>>>

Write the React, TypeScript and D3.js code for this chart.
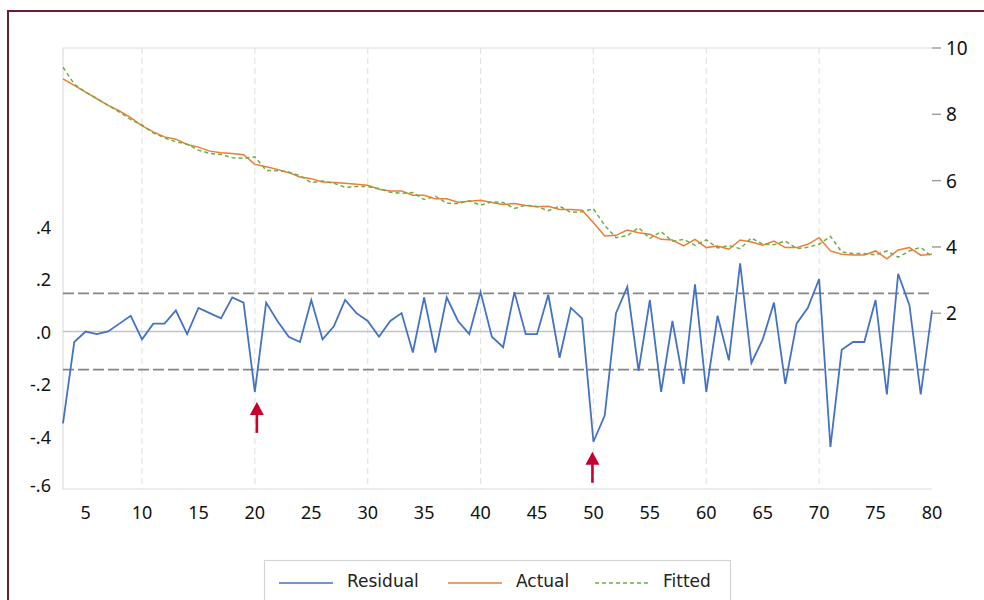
import React from "react";
import * as d3 from "d3";

// observation numbers 3..80
const obs = d3.range(3, 81);

const actual = [
  9.07, 8.87, 8.67, 8.47, 8.27, 8.1, 7.9, 7.65, 7.47, 7.32,
  7.25, 7.09, 7.01, 6.89, 6.84, 6.82, 6.78, 6.49, 6.42, 6.34,
  6.24, 6.11, 6.06, 5.96, 5.94, 5.92, 5.89, 5.86, 5.74, 5.69,
  5.69, 5.56, 5.56, 5.45, 5.45, 5.35, 5.38, 5.41, 5.34, 5.28,
  5.31, 5.25, 5.21, 5.23, 5.13, 5.13, 5.11, 4.73, 4.33, 4.35,
  4.51, 4.43, 4.38, 4.23, 4.21, 4.03, 4.23, 3.98, 4.03, 3.93,
  4.21, 4.15, 4.05, 4.18, 3.98, 3.98, 4.08, 4.28, 3.88, 3.78,
  3.76, 3.76, 3.88, 3.64, 3.91, 3.98, 3.75, 3.78,
];

const fitted = [
  9.42, 8.91, 8.67, 8.48, 8.27, 8.07, 7.84, 7.68, 7.44, 7.29,
  7.17, 7.1, 6.92, 6.82, 6.79, 6.69, 6.67, 6.72, 6.31, 6.3,
  6.26, 6.15, 5.94, 5.99, 5.92, 5.8, 5.82, 5.82, 5.76, 5.65,
  5.62, 5.64, 5.43, 5.53, 5.32, 5.31, 5.39, 5.26, 5.36, 5.34,
  5.16, 5.26, 5.22, 5.09, 5.23, 5.04, 5.06, 5.15, 4.65, 4.28,
  4.34, 4.58, 4.26, 4.46, 4.17, 4.23, 4.05, 4.21, 3.97, 4.04,
  3.95, 4.27, 4.08, 4.07, 4.18, 3.95, 3.99, 4.08, 4.32, 3.85,
  3.8, 3.8, 3.76, 3.88, 3.69, 3.88, 3.99, 3.7,
];

const residual = [
  -0.35, -0.04, 0.0, -0.01, 0.0, 0.03, 0.06, -0.03, 0.03, 0.03,
  0.08, -0.01, 0.09, 0.07, 0.05, 0.13, 0.11, -0.23, 0.11, 0.04,
  -0.02, -0.04, 0.12, -0.03, 0.02, 0.12, 0.07, 0.04, -0.02, 0.04,
  0.07, -0.08, 0.13, -0.08, 0.13, 0.04, -0.01, 0.15, -0.02, -0.06,
  0.15, -0.01, -0.01, 0.14, -0.1, 0.09, 0.05, -0.42, -0.32, 0.07,
  0.17, -0.15, 0.12, -0.23, 0.04, -0.2, 0.18, -0.23, 0.06, -0.11,
  0.26, -0.12, -0.03, 0.11, -0.2, 0.03, 0.09, 0.2, -0.44, -0.07,
  -0.04, -0.04, 0.12, -0.24, 0.22, 0.1, -0.24, 0.08,
];

const xTicks = [5, 10, 15, 20, 25, 30, 35, 40, 45, 50, 55, 60, 65, 70, 75, 80];
const xGrid = [10, 20, 30, 40, 50, 60, 70];
const leftTicks = [0.4, 0.2, 0.0, -0.2, -0.4, -0.6];
const rightTicks = [2, 4, 6, 8, 10];
const stdBand = 0.145;
const arrowObs = [20, 50];
const legendItems = ["Residual", "Actual", "Fitted"];

const W = 984;
const H = 600;
const left = 63;
const right = 932;
const top = 48;
const bottom = 489;

const fmtLeft = (v: number) => {
  const s = Math.abs(v).toFixed(1).replace(/^0/, "");
  return v < 0 ? "-" + s : s;
};

export default function App() {
  const x = d3.scaleLinear().domain([3, 80]).range([left, right]);
  const yL = d3.scaleLinear().domain([-0.6, 1.08]).range([bottom, top]);
  const yR = d3.scaleLinear().domain([-3.3, 10]).range([bottom, top]);

  const lineL = d3
    .line<number>()
    .x((_, i) => x(obs[i]))
    .y((d) => yL(d));
  const lineR = d3
    .line<number>()
    .x((_, i) => x(obs[i]))
    .y((d) => yR(d));

  const tickFont = "'Noto Sans', 'Open Sans', sans-serif";
  const legendFont = "'DejaVu Sans', Verdana, sans-serif";

  const legendX = [279, 448, 595];
  const legendColors = ["#4472c4", "#ed7d31", "#70ad47"];

  return (
    <svg
      width={W}
      height={H}
      style={{ position: "absolute", left: 0, top: 0, background: "#fff" }}
    >
      {/* outer frame */}
      <path d={`M8,${H} L8,11 L${W},11`} fill="none" stroke="#6e1c2e" strokeWidth={2} />

      {/* grid */}
      {xGrid.map((g) => (
        <line
          key={g}
          x1={x(g)}
          x2={x(g)}
          y1={top}
          y2={bottom}
          stroke="#e3e3e3"
          strokeWidth={1.2}
          strokeDasharray="6,4"
        />
      ))}
      <path
        d={`M${right},${top} L${left},${top} L${left},${bottom} L${right},${bottom}`}
        fill="none"
        stroke="#dcdcdc"
        strokeWidth={1.2}
      />

      {/* zero line and +/- std band */}
      <line x1={left} x2={right} y1={yL(0)} y2={yL(0)} stroke="#c4c4c4" strokeWidth={1.5} />
      {[stdBand, -stdBand].map((b) => (
        <line
          key={b}
          x1={left}
          x2={right}
          y1={yL(b)}
          y2={yL(b)}
          stroke="#858585"
          strokeWidth={1.7}
          strokeDasharray="11,4"
        />
      ))}

      {/* series */}
      <path d={lineR(actual) || ""} fill="none" stroke="#ed7d31" strokeWidth={1.5} />
      <path
        d={lineR(fitted) || ""}
        fill="none"
        stroke="#70ad47"
        strokeWidth={1.5}
        strokeDasharray="4,3"
      />
      <path d={lineL(residual) || ""} fill="none" stroke="#4472c4" strokeWidth={1.8} />

      {/* arrows */}
      {arrowObs.map((o, i) => {
        const i0 = obs.indexOf(o);
        const tipY = yL(residual[i0]) + 10;
        const ax = x(o) + (i === 0 ? 2 : -1);
        return (
          <g key={o} fill="#c8002d" stroke="#c8002d">
            <line x1={ax} x2={ax} y1={tipY + 10} y2={tipY + 31} strokeWidth={2.6} />
            <path d={`M${ax},${tipY} L${ax - 7},${tipY + 13} L${ax + 7},${tipY + 13} Z`} stroke="none" />
          </g>
        );
      })}

      {/* left axis labels */}
      {leftTicks.map((t) => (
        <text
          key={t}
          x={51}
          y={Math.min(yL(t), 485)}
          textAnchor="end"
          dominantBaseline="central"
          fontFamily={tickFont}
          fontSize={18}
          fill="#111"
        >
          {fmtLeft(t)}
        </text>
      ))}

      {/* right axis */}
      {rightTicks.map((t) => (
        <g key={t}>
          <line x1={right} x2={right + 9} y1={yR(t)} y2={yR(t)} stroke="#a0a0a0" strokeWidth={1.5} />
          <text
            x={946}
            y={yR(t)}
            dominantBaseline="central"
            fontFamily={tickFont}
            fontSize={19}
            fill="#111"
          >
            {t}
          </text>
        </g>
      ))}

      {/* bottom axis labels */}
      {xTicks.map((t) => (
        <text
          key={t}
          x={x(t)}
          y={512}
          textAnchor="middle"
          dominantBaseline="central"
          fontFamily={tickFont}
          fontSize={18}
          fill="#111"
        >
          {t}
        </text>
      ))}

      {/* legend */}
      <rect x={264.5} y={560.5} width={466} height={50} fill="#fff" stroke="#d4d4d4" strokeWidth={1.2} />
      {legendItems.map((name, i) => (
        <g key={name}>
          <line
            x1={legendX[i]}
            x2={legendX[i] + 54}
            y1={583}
            y2={583}
            stroke={legendColors[i]}
            strokeWidth={1.5}
            strokeDasharray={i === 2 ? "4,3" : undefined}
          />
          <text
            x={legendX[i] + 68}
            y={581}
            dominantBaseline="central"
            fontFamily={legendFont}
            fontSize={17}
            fill="#222"
          >
            {name}
          </text>
        </g>
      ))}
    </svg>
  );
}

<<<

• Written request: Where a line of the material above holds the string "React", copy that line.

• Expected answer:
Write the React, TypeScript and D3.js code for this chart.
import React from "react";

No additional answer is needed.